But a decade of restraint to protect the people and win hearts and minds may have made us lose the ability to focus on the objective in fast-moving conventional war:
Recently I received a disturbing email from a retired friend and former colleague who continues to work on military projects. As part of one such project, he found himself involved in building a wargame focused on future capability requirements. The scenario visualized air-landing a light armored force to seize and hold an enemy airfield some distance away.
The senior officer acting as the game's friendly force commander, a veteran of Iraq and Afghanistan, declined to approve the proposed air assault. His objection, in my friend's words, was that, should the air-landed force suffer casualties enroute to its objective, it would have to immediately halt its advance, assume the defensive, wait for help, work to achieve full situational understanding, and fully sort things out in terms of killed and wounded.
My friend pointed out that the hypothesized mission was a major combat operation, not counter-insurgency, and asked whether that didn't alter the commander's priorities. To which he replied, in effect, No, that's not the way we do it now. We wouldn't fight through to the objective. If we have wounded, we have to do everything possible to save their lives. Doesn't matter whether it's COIN or MCO. If a wounded soldier dies, commanders will be held responsible.
Certainly, the needs of counter-insurgency to separate the people from insurgents by protecting the mostly friendly people with restraint in firepower usage was necessary. This made caution and force protection more prized than audacity and calculated risks. Add to that mentality the increasing factor that everything our troops do on the battlefield is recorded by somebody, somewhere on or above the battlefield, which commanders and troops alike can worry will be Exhibit A in their prosecution.
We need a different mindset for what is known as high-intensity warfare. We need to inflict maximum violence on our enemies in the field to break them, pursue them, and gain our objective. Casualties are the price we pay for the mission in such warfare and we have to face that as the price of doing business. Back in 1997, in a paper on the lessons of the opening months of the Iran-Iraq War for our own Army (bizarrely still available here until that piece of hardware from a company I used to use breaks):
Our soldiers' lives are indeed valuable, and our country's insistence that we minimize risks to them is laudable (as well as being necessary due to the small size of the Army). Undue concern, however, is false compassion and, as was the case for Iraq in 1980, could result in even greater casualties in a prolonged war should we refuse--because of the prospects of battle deaths--to seize an opportunity for early victory.
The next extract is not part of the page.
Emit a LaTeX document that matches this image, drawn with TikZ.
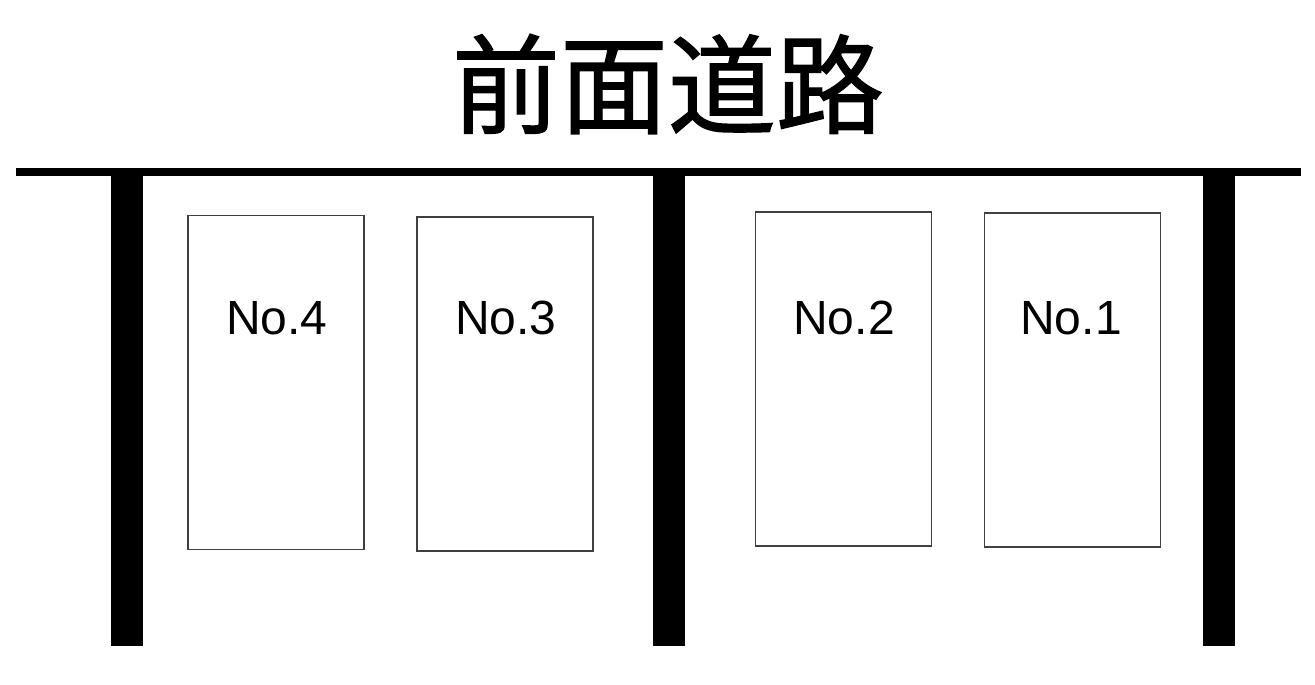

We had to shift gears mentally to go from the high-speed advance that scattered Iraqi resistance in its wake in March and April of 2003 to the slow, plodding counter-insurgency that eventually broke the back of the various resistance groups by 2008. While we must not forget the hard-won lessons of fighting insurgents, we must remember that breaking organized, conventional foes requires a focus on the mission that we must maintain lest we find ourselves counting a lot more of our dead and retreating from a foe that is not confused about their mission.
In conventional warfare, kill them all. Let the JAGs sort it out after we win. Just please find a way to make sure all that battlefield surveillance video isn't discoverable for over-zealous human rights groups that would jail our troops for daring to win a war.